→ Your goal
Only the lines from the one containing "Recreate this image" through the one containing "CartesianGrid, Legend, Label" belong in the answer; copy them exactly and leave out pictures.

→ Material for the task
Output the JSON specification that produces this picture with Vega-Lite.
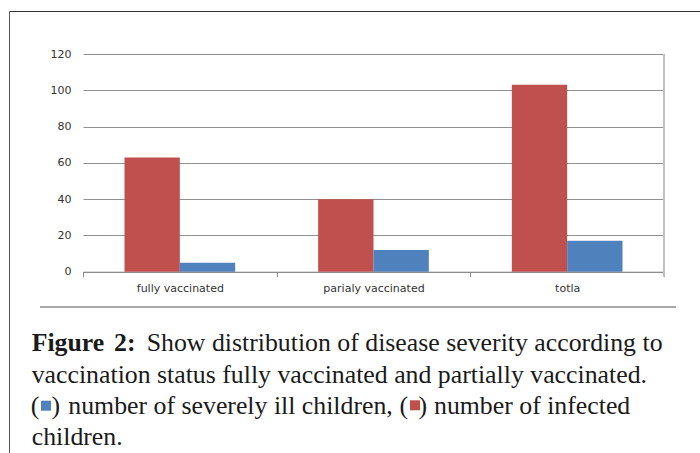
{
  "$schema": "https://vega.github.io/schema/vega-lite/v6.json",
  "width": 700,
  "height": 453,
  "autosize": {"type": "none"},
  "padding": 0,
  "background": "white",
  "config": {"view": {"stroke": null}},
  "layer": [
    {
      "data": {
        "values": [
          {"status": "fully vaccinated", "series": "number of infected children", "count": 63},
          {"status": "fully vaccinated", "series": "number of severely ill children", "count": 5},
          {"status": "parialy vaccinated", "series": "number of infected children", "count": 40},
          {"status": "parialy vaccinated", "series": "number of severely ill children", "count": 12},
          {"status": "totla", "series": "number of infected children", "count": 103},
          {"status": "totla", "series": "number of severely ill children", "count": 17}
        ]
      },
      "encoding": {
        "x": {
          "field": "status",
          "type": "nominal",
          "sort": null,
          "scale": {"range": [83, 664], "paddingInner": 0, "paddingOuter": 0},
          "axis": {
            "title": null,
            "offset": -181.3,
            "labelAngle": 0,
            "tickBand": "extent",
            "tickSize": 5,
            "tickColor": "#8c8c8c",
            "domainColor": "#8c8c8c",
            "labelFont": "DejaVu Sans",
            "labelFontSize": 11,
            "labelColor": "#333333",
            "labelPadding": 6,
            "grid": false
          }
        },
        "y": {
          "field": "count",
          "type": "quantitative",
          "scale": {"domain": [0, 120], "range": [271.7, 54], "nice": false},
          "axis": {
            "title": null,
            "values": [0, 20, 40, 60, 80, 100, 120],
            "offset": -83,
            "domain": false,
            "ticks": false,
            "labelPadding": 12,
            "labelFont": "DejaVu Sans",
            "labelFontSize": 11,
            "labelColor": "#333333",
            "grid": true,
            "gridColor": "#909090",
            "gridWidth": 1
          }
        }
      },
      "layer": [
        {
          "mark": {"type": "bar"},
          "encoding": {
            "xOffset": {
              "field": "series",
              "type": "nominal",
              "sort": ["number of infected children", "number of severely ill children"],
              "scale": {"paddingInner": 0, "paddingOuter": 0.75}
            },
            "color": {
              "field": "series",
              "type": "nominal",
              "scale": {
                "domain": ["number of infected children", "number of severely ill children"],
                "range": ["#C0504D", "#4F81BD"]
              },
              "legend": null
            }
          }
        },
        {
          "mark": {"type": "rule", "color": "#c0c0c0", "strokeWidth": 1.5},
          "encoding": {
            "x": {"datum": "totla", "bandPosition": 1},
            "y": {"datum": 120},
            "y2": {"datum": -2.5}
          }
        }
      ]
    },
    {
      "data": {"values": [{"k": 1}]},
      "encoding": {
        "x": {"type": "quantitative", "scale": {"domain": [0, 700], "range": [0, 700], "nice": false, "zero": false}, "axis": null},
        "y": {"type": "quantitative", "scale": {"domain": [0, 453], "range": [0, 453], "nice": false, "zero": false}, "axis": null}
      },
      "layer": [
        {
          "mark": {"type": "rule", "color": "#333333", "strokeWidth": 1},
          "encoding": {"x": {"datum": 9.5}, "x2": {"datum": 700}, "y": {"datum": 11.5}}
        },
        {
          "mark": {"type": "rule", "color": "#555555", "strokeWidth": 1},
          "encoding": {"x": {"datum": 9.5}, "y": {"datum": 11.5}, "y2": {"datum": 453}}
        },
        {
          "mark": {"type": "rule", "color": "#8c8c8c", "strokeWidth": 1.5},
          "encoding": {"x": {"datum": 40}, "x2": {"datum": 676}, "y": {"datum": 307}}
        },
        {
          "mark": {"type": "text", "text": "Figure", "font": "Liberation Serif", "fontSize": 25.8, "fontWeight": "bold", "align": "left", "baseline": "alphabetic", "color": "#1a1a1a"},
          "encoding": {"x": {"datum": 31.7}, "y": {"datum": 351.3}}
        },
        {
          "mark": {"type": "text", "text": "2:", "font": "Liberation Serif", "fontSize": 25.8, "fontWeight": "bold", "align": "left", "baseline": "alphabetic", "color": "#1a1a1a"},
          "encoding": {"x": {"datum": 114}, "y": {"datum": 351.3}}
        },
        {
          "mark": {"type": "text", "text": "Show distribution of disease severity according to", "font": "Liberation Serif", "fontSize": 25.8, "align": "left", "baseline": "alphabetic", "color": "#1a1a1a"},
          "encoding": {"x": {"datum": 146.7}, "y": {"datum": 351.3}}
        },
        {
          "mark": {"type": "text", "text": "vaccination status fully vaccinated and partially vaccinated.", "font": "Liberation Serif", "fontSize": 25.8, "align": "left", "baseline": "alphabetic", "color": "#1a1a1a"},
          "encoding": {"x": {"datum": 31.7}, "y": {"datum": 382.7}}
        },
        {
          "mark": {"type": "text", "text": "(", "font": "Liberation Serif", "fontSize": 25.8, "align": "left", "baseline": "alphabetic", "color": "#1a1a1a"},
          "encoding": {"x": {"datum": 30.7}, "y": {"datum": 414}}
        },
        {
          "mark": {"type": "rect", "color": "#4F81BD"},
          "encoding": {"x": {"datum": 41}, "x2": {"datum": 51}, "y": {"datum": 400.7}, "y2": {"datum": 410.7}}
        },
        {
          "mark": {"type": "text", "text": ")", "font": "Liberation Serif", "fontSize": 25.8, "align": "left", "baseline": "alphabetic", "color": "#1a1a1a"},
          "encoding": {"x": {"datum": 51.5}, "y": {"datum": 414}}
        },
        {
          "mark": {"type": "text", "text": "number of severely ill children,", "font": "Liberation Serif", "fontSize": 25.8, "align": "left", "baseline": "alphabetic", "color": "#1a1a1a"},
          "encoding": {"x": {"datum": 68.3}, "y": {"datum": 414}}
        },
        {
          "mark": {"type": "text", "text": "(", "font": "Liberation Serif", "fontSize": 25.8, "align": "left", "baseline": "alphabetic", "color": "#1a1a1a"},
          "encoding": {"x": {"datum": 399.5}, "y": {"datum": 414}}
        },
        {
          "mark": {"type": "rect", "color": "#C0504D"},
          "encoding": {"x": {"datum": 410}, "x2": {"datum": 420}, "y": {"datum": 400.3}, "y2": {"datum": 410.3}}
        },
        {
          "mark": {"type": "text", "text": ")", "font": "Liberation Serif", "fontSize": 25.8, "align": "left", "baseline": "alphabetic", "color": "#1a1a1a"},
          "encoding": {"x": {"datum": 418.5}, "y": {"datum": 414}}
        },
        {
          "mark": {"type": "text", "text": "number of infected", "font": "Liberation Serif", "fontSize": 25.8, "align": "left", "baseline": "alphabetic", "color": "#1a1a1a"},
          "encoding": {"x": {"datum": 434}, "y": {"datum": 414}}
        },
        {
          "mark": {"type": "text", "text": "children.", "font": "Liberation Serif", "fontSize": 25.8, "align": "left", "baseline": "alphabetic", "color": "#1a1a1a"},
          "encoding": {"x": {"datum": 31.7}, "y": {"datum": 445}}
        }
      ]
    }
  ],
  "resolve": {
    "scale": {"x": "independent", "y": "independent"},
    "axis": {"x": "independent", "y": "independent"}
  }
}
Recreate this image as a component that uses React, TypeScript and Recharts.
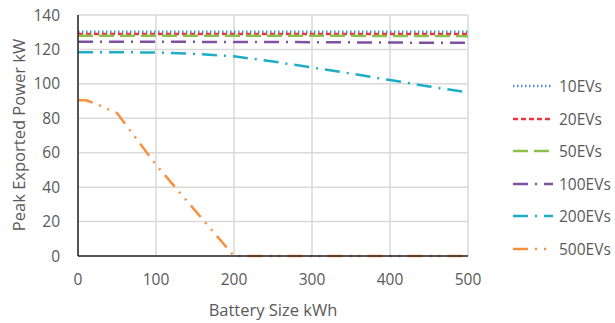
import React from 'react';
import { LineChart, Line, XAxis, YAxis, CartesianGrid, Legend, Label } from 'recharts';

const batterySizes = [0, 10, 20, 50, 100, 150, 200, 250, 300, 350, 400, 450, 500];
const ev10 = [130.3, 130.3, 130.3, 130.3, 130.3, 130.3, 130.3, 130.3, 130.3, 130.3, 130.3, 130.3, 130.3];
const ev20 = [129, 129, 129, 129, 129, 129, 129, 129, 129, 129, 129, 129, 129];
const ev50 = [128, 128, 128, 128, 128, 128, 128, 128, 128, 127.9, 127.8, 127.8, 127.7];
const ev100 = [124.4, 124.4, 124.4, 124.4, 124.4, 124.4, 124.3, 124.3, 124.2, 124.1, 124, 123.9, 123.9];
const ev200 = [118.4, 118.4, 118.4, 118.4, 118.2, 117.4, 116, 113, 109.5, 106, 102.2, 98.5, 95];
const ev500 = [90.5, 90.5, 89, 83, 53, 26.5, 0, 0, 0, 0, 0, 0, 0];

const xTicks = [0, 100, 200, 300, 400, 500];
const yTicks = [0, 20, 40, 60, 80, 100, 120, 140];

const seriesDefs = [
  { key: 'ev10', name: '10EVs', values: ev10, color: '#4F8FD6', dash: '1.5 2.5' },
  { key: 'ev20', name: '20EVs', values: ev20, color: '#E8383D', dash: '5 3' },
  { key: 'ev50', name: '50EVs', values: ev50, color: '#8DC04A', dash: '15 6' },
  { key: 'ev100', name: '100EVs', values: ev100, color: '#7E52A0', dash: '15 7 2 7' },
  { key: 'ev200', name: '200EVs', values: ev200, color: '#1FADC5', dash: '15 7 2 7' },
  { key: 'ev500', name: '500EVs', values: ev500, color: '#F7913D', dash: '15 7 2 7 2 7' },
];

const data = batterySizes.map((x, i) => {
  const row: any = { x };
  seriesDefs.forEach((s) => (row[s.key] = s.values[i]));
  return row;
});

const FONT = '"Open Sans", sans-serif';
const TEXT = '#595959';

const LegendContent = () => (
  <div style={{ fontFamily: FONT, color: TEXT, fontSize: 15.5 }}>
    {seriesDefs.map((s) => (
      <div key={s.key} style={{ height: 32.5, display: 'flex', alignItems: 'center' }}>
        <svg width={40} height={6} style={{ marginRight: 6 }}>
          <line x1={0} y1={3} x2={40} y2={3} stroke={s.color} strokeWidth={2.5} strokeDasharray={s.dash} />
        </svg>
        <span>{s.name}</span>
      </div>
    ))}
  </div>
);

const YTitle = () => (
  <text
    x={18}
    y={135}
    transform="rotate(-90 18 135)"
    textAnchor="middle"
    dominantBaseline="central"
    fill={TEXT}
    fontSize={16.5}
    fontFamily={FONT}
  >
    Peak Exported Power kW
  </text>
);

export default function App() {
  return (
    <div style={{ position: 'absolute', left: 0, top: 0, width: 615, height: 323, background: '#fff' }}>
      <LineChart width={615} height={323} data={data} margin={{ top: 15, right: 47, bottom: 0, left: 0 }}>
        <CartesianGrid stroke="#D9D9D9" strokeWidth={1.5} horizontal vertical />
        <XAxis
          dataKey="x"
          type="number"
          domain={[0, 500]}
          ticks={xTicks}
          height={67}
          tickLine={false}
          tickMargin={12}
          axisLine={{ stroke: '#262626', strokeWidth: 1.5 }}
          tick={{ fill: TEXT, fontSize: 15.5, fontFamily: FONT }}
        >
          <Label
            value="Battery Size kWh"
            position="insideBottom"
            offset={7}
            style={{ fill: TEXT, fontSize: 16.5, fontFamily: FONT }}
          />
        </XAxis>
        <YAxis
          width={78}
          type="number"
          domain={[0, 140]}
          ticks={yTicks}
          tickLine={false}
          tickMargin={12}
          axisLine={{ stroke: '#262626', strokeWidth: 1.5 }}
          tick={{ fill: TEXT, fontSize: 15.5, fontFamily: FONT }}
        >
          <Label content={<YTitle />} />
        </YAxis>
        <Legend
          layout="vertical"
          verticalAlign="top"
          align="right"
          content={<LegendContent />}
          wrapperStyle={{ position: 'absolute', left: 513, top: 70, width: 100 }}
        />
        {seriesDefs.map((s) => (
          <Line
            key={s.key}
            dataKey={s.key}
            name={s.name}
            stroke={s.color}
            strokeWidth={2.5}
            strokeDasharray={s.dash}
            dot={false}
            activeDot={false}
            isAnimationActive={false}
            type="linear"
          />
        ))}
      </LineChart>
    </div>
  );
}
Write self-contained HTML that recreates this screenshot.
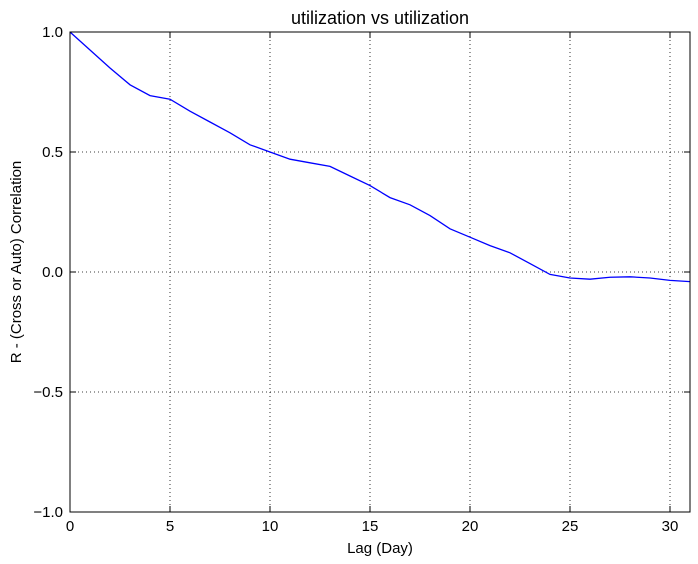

→ Response
Recreate this image as a component that uses React, TypeScript and Recharts.
import React from 'react';
import { LineChart, Line, XAxis, YAxis, CartesianGrid, Legend, Label } from 'recharts';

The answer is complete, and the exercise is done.